- IATA: none; ICAO: KDMW; FAA LID: DMW;

Summary
- Airport type: Public
- Owner: Carroll County
- Location: Westminster, Maryland
- Elevation AMSL: 789 ft (240 m)
- Coordinates: 39°36′30″N 077°00′28″W﻿ / ﻿39.60833°N 77.00778°W
- Website: https://carrollcountyregionalairport.com/

Map
- DMW Location of airport in Maryland / United StatesDMWDMW (the United States)

Runways
| Direction | Length |  | Surface |
| ft | m |
| 16/34 | 5,100 | 1,554 | Asphalt |

Statistics (2023)
- Aircraft operations (year ending 5/4/2023): 56,224
- Based aircraft: 112
- Source: Federal Aviation Administration

= Carroll County Regional Airport =

 Carroll County Regional Airport , also known as Jack B. Poage Field, is a public airport located three miles (5 km) north of the central business district of Westminster, in Carroll County, Maryland, United States. The airport is owned by Carroll County Board of Commissioners. It is designated as a reliever airport for the Baltimore-Washington International Thurgood Marshall Airport (BWI).

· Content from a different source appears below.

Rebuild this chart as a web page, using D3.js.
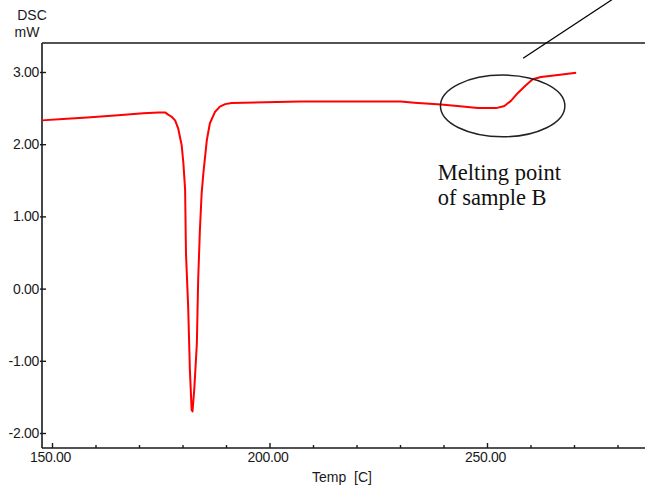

Although most U.S. airports use the same three-letter location identifier for the FAA and IATA, Carroll County Regional Airport is assigned DMW by the FAA but has no designation from the IATA due to the small size of the airport and its main use being general aviation.

== Facilities and aircraft ==
Carroll County Regional Airport covers an area of 475 acre which contains one asphalt paved runway (16/34) measuring 5,100 x 100 ft (1,554 x 30 m). The airport also has a flight school called Dream Flight School.

For the 12-month period ending May 4, 2023, the airport had 56,224 aircraft operations, an average of 154 per day: 99% general aviation, <1% air taxi and <1% military. There was at that time 112 aircraft based at this airport: 90 single engine, 13 multi-engine, 3 jet aircraft and 6 helicopters.

There are currently no plans to bring commercial service to the airport. The nearest airport with commercial service is Baltimore BWI airport, serving flights to many US cities and with a few flights to/from Europe.

The airport does not have air traffic control.

== Amenities ==
The airport is near MD-97. It is also located in the vicinity of Carroll County Pond. It is near a populated area of Carroll County.